As soon as the sun rose high enough over the tree line to warm my freezing bones, I began to pack up my camp. I had reserved the site for two nights, but I couldn’t do the cold misery a second night in a row. I decided it would prove nothing, and I would be slightly warmer sleeping in my truck in the parking lot. My bag repacked, although not quite as efficiently, I descended 1,000 feet in elevation back to my truck.
Cell Phone Service.
With a mile behind me, my phone rang surprising me as I thought I had no signal, and I got to talk to my friend. He listened with patience as I lamented my failures, while he tried to convince me they were successes. The final mile went quickly and before I knew it, I dropped my third-grader sized backpack on the backseat and sighed heavily.

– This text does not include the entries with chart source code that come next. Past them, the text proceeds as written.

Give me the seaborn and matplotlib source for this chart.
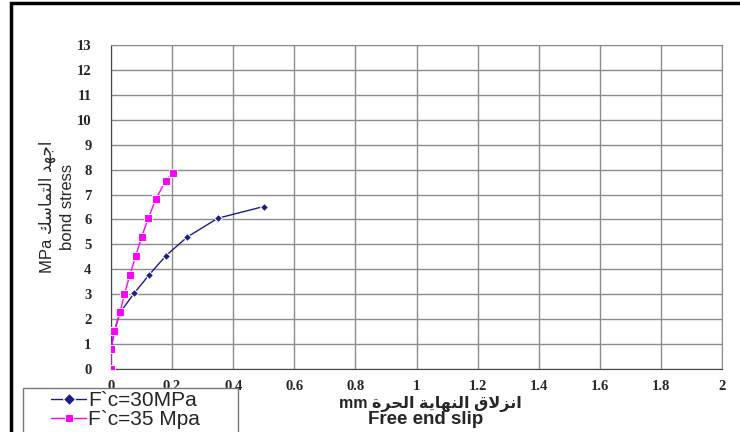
import numpy as np
import pandas as pd
import matplotlib
matplotlib.use('Agg')
import matplotlib.pyplot as plt
import seaborn as sns
from matplotlib.patches import Rectangle

# data
slip_30 = [0, 0, 0.01, 0.03, 0.075, 0.125, 0.18, 0.25, 0.35, 0.5]
stress_30 = [0, 0.75, 1.5, 2.27, 3.03, 3.78, 4.55, 5.3, 6.05, 6.52]
slip_35 = [0, 0, 0.011, 0.03, 0.044, 0.062, 0.081, 0.10, 0.122, 0.147, 0.179, 0.202]
stress_35 = [0, 0.79, 1.53, 2.28, 3.01, 3.78, 4.54, 5.29, 6.05, 6.82, 7.56, 7.88]
series = ['F`c=30MPa', 'F`c=35 Mpa']
xticks = [0, 0.2, 0.4, 0.6, 0.8, 1, 1.2, 1.4, 1.6, 1.8, 2]
xticklabels = ['0', '0.2', '0.4', '0.6', '0.8', '1', '1.2', '1.4', '1.6', '1.8', '2']
yticks = list(range(14))

# arabic words in visual order, presentation forms (no shaping in matplotlib)
w_slip = '\uFED5\uFEFB\uFEB0\uFEE7\uFE8D'            # انزلاق
w_end = '\uFE94\uFEF3\uFE8E\uFEEC\uFEE8\uFEDF\uFE8D'  # النهاية
w_free = '\uFE93\uFEAE\uFEA4\uFEDF\uFE8D'             # الحرة
w_bond = '\uFEDA\uFEB3\uFE8E\uFEE4\uFE98\uFEDF\uFE8D'  # التماسك
w_stress = '\uFEAA\uFEEC\uFE9F\uFE8D'                 # اجهد

df = pd.concat([
    pd.DataFrame({'slip': slip_30, 'stress': stress_30, 'mix': series[0]}),
    pd.DataFrame({'slip': slip_35, 'stress': stress_35, 'mix': series[1]}),
])

sns.set_style('white')
fam = ['Liberation Sans', 'DejaVu Sans']
plt.rcParams['font.family'] = fam

W, H = 740, 432
fig = plt.figure(figsize=(7.4, 4.32), dpi=100)
ax = fig.add_axes([111/W, 1-369/H, (722-111)/W, (369-45)/H])

sns.lineplot(data=df, x='slip', y='stress', hue='mix', style='mix',
             palette=['#1c1c8a', '#ff00ff'], markers=['D', 's'], dashes=False,
             sort=False, estimator=None, linewidth=1, ax=ax)
lines = ax.get_lines()
lines[0].set_markersize(4)
lines[1].set_markersize(6)
lines[1].set_zorder(3)

ax.set_xlim(0, 2)
ax.set_ylim(0, 13)
tick_font = dict(family=['Liberation Serif', 'DejaVu Serif'], fontweight='bold', fontsize=10.5)
ax.set_xticks(xticks)
ax.set_xticklabels(xticklabels, **tick_font)
ax.set_yticks(yticks)
ax.set_yticklabels([str(t) for t in yticks], **tick_font)
ax.grid(True, color='#8c8c8c', linewidth=1)
ax.tick_params(axis='both', direction='out', length=5, width=0.8, color='#666666')
ax.tick_params(axis='x', pad=3)
ax.tick_params(axis='y', pad=9)
for s in ax.spines.values():
    s.set_color('#8c8c8c')
ax.spines['left'].set_color('#444444')
ax.spines['bottom'].set_color('#444444')

ax.set_ylabel('MPa ' + w_bond + ' ' + w_stress + '\nbond stress', fontsize=12,
              family=fam, labelpad=1, linespacing=1.35)
ax.set_xlabel('')
fig.text(430/W, 1-404/H, 'mm ' + w_free + ' ' + w_end + ' ' + w_slip, fontsize=11.5,
         family=fam, fontweight='bold', ha='center', va='center')
fig.text(426/W, 1-420/H, 'Free end slip', fontsize=13.5,
         family=fam, fontweight='bold', ha='center', va='center')

h, l = ax.get_legend_handles_labels()
ax.legend_.remove()
fig.legend(h, l, loc='center left', bbox_to_anchor=(51/W, 1-410/H),
           bbox_transform=fig.transFigure, fontsize=15, frameon=False,
           borderpad=0, labelspacing=0.0, handlelength=1.7, handletextpad=0.1,
           borderaxespad=0)
fig.patches.append(Rectangle((23/W, 1-433/H), (238-23)/W, (433-388)/H,
                             transform=fig.transFigure, fill=True, facecolor='white',
                             edgecolor='#777777', linewidth=1, zorder=2))

# outer frame of the picture
fig.patches.append(Rectangle((11/W, -0.1), 1.2, 1.1 - 3/H, transform=fig.transFigure,
                             fill=False, edgecolor='black', linewidth=2.5))

fig.savefig('out.png', dpi=100)
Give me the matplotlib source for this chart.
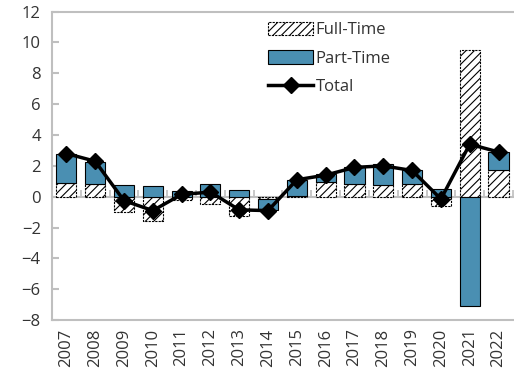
import numpy as np
import matplotlib
matplotlib.use('Agg')
import matplotlib.pyplot as plt

# Data
years = ['2007', '2008', '2009', '2010', '2011', '2012', '2013', '2014',
         '2015', '2016', '2017', '2018', '2019', '2020', '2021', '2022']
full_time = [0.9, 0.85, -1.0, -1.55, -0.2, -0.45, -1.25, -0.15,
             0.05, 0.95, 0.8, 0.75, 0.8, -0.6, 9.5, 1.7]
part_time = [1.9, 1.4, 0.75, 0.72, 0.35, 0.8, 0.45, -0.7,
             1.05, 0.5, 1.15, 1.35, 0.95, 0.5, -7.1, 1.2]
total = [2.8, 2.3, -0.25, -0.9, 0.15, 0.3, -0.85, -0.9,
         1.1, 1.4, 1.9, 2.0, 1.7, -0.15, 3.4, 2.9]

BLUE = '#4A8FB2'
GREY = '#BFBFBF'
TEXT = '#333333'

plt.rcParams['font.family'] = ['Open Sans', 'DejaVu Sans']
plt.rcParams['font.size'] = 12
plt.rcParams['hatch.linewidth'] = 0.8

fig = plt.figure(figsize=(5.14, 3.74), dpi=100)
ax = fig.add_axes([0.101, 0.144, 0.897, 0.825])

x = np.arange(len(years))
ft = np.array(full_time)
pt = np.array(part_time)
# stack like a spreadsheet: positives on positives, negatives on negatives
pt_bottom = np.where(np.sign(pt) == np.sign(ft), ft, 0.0)

b1 = ax.bar(x, ft, width=0.7, color='white', hatch='////', edgecolor='black',
            linewidth=0.8, linestyle=(0, (2, 1)), label='Full-Time', zorder=2)
b2 = ax.bar(x, pt, width=0.7, bottom=pt_bottom, color=BLUE, edgecolor='black',
            linewidth=0.8, label='Part-Time', zorder=2)
l1, = ax.plot(x, total, color='black', linewidth=2.5, marker='D', markersize=8,
              label='Total', zorder=4)

ax.set_xlim(-0.5, len(years) - 0.5)
ax.set_ylim(-8, 12)
ax.set_yticks(np.arange(-8, 13, 2))
ax.set_xticks(x)
ax.set_xticklabels(years, rotation=90)

ax.tick_params(axis='y', direction='in', length=5, width=1.5, color=GREY,
               labelcolor=TEXT, pad=8)
ax.tick_params(axis='x', length=0, labelcolor=TEXT, pad=6)

for side in ['left', 'top', 'bottom']:
    ax.spines[side].set_color(GREY)
    ax.spines[side].set_linewidth(1.5)
ax.spines['right'].set_visible(False)

# zero line with small ticks between categories
zero = ax.secondary_xaxis(8 / 20)
zero.set_xticks(np.arange(len(years) + 1) - 0.5)
zero.tick_params(direction='in', length=5, width=1.2, color=GREY,
                 labelbottom=False)
zero.spines['bottom'].set_color(GREY)
zero.spines['bottom'].set_linewidth(1.5)
zero.set_zorder(1)

leg = ax.legend([b1, b2, l1], ['Full-Time', 'Part-Time', 'Total'],
                loc='upper left', bbox_to_anchor=(0.447, 1.0), frameon=False,
                handlelength=2.7, handleheight=0.9, labelspacing=0.7,
                handletextpad=0.15, borderaxespad=0.2)
for t in leg.get_texts():
    t.set_color(TEXT)

fig.savefig('out.png', dpi=100)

“I am not going back up the trail tonight. I’m going to sleep in my truck and leave the park tomorrow. I don’t know why I thought I could do this. Maybe I don’t even like camping… or backpacking… maybe not even hiking. I don’t know why I’m here; I’m so stupid to think I could be alone.” I rambled helplessly into the phone.
Warmth.
When he was finally able to get a word in edgewise, he talked me down and we spent the next couple of hours reminiscing over past adventures and dreaming about the endless possibilities of the future.
That night as I lay warm in my truck, I gazed out the window and for only the second time in my life, I saw the Milky Way.
Yes, this was worth it. I could do this. I will be okay.